### Problem
Please report every line from the material that contains the word "this".

(Charts and diagrams as code)
>>>

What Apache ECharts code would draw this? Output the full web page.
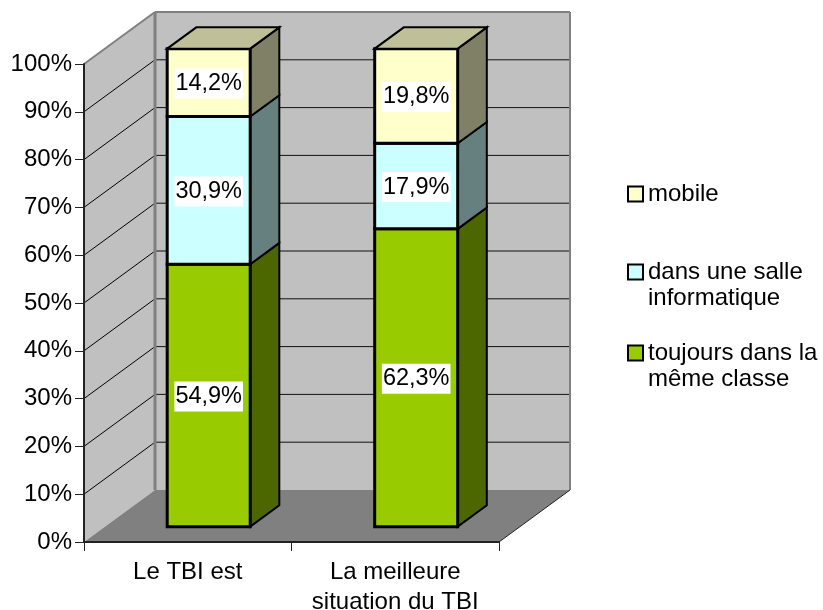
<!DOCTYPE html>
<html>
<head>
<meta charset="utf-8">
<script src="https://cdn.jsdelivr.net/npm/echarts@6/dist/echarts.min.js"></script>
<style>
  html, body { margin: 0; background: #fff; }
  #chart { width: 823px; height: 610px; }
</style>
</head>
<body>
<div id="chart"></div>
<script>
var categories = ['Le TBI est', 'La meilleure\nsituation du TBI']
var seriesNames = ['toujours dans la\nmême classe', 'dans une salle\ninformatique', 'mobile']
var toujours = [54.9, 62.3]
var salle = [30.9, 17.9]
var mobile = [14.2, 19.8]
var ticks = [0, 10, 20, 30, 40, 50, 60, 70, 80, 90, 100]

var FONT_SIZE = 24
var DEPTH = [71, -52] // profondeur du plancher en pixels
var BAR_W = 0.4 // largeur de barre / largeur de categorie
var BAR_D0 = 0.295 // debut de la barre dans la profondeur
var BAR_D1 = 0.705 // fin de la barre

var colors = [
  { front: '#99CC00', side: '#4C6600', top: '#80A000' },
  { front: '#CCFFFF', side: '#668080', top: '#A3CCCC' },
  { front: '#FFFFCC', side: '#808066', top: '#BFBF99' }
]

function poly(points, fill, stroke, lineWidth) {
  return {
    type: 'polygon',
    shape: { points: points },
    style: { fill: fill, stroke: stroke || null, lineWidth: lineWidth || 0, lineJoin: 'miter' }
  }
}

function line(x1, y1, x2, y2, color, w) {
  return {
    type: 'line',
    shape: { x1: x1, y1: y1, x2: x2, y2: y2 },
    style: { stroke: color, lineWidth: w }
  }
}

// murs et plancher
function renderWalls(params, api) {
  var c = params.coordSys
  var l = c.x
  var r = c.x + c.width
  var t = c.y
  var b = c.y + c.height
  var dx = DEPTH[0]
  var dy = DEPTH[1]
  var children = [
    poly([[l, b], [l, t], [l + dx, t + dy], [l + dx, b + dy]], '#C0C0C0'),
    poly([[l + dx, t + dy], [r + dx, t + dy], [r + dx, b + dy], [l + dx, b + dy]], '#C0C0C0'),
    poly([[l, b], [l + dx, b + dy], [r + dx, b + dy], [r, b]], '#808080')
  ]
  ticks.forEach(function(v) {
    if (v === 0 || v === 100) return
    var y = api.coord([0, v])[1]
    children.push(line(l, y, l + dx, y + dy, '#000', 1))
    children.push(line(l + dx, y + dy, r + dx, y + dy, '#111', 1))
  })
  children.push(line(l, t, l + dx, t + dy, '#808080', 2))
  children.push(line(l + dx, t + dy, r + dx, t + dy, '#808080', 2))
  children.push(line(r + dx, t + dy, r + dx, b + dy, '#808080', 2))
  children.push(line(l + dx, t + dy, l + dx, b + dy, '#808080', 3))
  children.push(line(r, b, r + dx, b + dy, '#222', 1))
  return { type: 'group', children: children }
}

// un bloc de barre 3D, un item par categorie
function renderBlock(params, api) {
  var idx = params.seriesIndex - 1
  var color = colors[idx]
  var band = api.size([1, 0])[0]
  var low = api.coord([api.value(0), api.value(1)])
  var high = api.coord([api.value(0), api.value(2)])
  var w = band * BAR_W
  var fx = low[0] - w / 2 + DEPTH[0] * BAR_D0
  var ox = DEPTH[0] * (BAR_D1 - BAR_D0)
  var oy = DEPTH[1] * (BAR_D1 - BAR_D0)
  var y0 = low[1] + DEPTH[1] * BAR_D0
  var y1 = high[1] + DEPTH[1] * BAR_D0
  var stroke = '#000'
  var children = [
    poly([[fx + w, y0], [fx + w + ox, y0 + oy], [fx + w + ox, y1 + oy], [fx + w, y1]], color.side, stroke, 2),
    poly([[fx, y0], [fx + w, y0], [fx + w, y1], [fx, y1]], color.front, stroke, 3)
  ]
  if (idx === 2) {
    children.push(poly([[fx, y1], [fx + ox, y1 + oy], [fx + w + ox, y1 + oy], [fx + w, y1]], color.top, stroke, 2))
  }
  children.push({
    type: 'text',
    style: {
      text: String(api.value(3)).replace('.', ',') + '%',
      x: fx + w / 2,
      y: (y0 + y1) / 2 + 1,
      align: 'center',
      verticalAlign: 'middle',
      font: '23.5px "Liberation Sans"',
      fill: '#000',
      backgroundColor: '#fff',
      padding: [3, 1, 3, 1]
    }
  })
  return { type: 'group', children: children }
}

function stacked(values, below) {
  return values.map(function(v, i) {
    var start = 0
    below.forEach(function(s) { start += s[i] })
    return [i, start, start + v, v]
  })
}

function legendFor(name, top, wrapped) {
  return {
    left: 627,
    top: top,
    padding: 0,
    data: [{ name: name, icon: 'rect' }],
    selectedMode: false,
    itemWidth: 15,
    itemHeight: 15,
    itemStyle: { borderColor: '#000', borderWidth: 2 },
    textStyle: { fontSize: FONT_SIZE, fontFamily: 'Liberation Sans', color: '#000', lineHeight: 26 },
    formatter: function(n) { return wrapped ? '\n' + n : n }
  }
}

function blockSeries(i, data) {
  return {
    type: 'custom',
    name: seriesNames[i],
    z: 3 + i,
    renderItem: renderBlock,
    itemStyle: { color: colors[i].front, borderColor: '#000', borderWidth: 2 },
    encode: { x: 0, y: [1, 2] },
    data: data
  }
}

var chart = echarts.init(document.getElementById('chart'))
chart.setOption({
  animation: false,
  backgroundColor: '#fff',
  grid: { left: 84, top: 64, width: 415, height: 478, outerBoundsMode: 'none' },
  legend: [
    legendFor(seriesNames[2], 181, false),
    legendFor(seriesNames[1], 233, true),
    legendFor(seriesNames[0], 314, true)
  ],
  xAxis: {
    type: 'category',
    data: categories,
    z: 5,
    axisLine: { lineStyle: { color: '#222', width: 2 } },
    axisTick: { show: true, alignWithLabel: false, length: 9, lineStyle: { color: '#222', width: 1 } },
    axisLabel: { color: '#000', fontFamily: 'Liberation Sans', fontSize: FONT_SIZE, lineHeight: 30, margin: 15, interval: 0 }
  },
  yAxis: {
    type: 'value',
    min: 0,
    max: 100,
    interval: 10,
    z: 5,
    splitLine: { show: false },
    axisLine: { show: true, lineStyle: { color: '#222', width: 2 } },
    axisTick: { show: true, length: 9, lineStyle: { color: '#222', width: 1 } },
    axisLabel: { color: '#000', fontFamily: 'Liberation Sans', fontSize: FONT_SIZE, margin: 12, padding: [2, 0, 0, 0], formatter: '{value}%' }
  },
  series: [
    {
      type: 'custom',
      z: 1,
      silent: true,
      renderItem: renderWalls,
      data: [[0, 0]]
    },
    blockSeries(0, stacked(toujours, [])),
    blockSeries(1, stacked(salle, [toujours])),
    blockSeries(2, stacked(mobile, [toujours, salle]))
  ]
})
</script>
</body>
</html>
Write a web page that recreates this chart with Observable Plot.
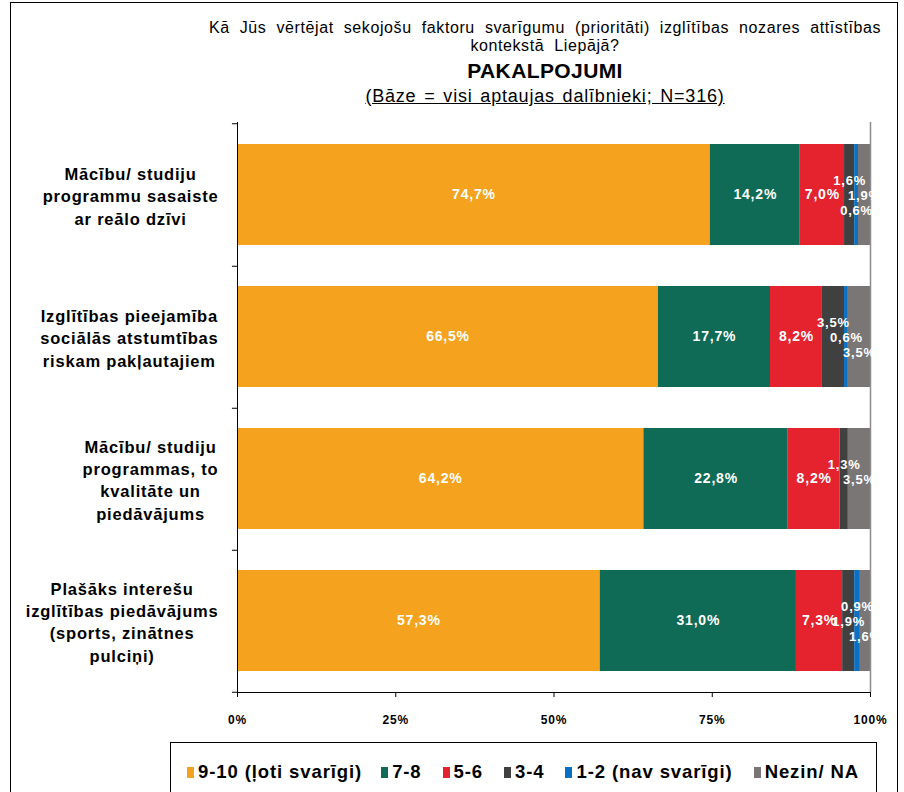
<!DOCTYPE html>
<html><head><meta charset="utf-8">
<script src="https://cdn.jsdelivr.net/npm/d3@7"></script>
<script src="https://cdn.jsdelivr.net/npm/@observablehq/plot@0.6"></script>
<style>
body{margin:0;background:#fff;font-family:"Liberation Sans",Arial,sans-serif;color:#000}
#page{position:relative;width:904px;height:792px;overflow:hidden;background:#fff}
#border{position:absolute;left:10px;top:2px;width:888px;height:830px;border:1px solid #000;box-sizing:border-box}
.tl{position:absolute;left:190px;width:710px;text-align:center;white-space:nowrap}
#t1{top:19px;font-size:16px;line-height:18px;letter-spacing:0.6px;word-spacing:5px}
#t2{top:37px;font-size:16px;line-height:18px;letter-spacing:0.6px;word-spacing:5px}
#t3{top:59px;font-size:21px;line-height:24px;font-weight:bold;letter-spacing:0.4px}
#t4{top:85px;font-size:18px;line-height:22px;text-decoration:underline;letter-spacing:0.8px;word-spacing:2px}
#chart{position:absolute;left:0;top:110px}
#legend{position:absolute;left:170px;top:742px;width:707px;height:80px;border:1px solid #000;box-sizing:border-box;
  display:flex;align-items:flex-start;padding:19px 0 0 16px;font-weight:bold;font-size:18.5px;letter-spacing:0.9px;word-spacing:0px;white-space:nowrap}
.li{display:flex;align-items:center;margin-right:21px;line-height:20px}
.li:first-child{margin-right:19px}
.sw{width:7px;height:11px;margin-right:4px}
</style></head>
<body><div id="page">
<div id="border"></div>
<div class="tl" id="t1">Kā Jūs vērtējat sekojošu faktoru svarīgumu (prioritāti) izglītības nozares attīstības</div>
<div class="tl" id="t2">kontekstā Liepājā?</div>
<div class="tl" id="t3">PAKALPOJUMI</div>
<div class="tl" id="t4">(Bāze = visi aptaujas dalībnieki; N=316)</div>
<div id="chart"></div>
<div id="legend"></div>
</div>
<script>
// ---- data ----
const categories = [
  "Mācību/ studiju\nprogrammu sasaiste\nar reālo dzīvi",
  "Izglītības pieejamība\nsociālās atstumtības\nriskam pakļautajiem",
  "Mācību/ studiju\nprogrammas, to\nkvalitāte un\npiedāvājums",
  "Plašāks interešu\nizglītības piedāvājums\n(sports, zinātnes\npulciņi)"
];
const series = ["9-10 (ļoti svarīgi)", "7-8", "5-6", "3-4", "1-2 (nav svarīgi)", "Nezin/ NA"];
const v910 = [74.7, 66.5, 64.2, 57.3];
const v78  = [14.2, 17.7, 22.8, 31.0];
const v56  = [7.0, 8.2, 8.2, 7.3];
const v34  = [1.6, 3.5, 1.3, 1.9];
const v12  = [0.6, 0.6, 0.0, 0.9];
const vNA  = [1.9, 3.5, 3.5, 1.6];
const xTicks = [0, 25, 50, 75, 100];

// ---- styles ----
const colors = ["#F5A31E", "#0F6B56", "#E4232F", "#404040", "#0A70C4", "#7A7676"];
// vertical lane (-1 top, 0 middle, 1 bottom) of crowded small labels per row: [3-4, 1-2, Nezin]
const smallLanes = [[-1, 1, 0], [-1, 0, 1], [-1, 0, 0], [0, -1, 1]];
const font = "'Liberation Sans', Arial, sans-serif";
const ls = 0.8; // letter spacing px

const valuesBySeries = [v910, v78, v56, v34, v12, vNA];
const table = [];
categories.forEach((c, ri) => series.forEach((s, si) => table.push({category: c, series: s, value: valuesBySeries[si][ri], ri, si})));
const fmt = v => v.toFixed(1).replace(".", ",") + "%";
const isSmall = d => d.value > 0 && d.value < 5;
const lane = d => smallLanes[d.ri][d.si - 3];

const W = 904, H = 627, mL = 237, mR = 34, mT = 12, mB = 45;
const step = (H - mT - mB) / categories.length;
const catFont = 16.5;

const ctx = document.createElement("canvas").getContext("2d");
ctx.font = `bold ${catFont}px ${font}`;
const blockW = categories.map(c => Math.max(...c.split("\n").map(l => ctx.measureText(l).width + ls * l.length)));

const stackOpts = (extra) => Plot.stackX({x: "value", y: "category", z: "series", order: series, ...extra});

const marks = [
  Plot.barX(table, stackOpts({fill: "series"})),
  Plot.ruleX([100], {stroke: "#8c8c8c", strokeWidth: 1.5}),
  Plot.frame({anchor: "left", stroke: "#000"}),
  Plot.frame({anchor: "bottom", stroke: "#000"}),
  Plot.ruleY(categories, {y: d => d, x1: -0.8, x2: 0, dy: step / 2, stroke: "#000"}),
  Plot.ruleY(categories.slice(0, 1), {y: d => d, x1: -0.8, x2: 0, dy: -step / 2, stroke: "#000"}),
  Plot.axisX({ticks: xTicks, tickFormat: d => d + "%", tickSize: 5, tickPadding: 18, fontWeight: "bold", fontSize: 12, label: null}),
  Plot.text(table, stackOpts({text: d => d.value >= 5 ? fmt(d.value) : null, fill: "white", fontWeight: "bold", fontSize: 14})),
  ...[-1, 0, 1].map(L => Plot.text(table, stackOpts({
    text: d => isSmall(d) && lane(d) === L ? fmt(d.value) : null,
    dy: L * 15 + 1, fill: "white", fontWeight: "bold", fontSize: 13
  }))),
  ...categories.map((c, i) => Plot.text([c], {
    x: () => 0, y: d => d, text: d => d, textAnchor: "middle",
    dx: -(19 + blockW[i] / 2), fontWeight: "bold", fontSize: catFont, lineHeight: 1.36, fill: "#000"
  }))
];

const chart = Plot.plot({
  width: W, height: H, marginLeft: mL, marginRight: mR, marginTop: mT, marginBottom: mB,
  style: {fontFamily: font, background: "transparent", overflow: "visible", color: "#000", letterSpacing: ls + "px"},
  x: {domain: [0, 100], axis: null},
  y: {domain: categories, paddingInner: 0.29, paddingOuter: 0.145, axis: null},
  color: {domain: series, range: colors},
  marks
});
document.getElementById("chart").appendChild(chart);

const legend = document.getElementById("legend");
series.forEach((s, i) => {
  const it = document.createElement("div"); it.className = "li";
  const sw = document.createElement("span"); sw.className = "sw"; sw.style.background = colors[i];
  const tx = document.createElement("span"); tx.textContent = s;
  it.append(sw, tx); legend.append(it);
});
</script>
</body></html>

<<<

### The output
What Apache ECharts code would draw this? Output the full web page.
Write a web page that recreates this chart with Observable Plot.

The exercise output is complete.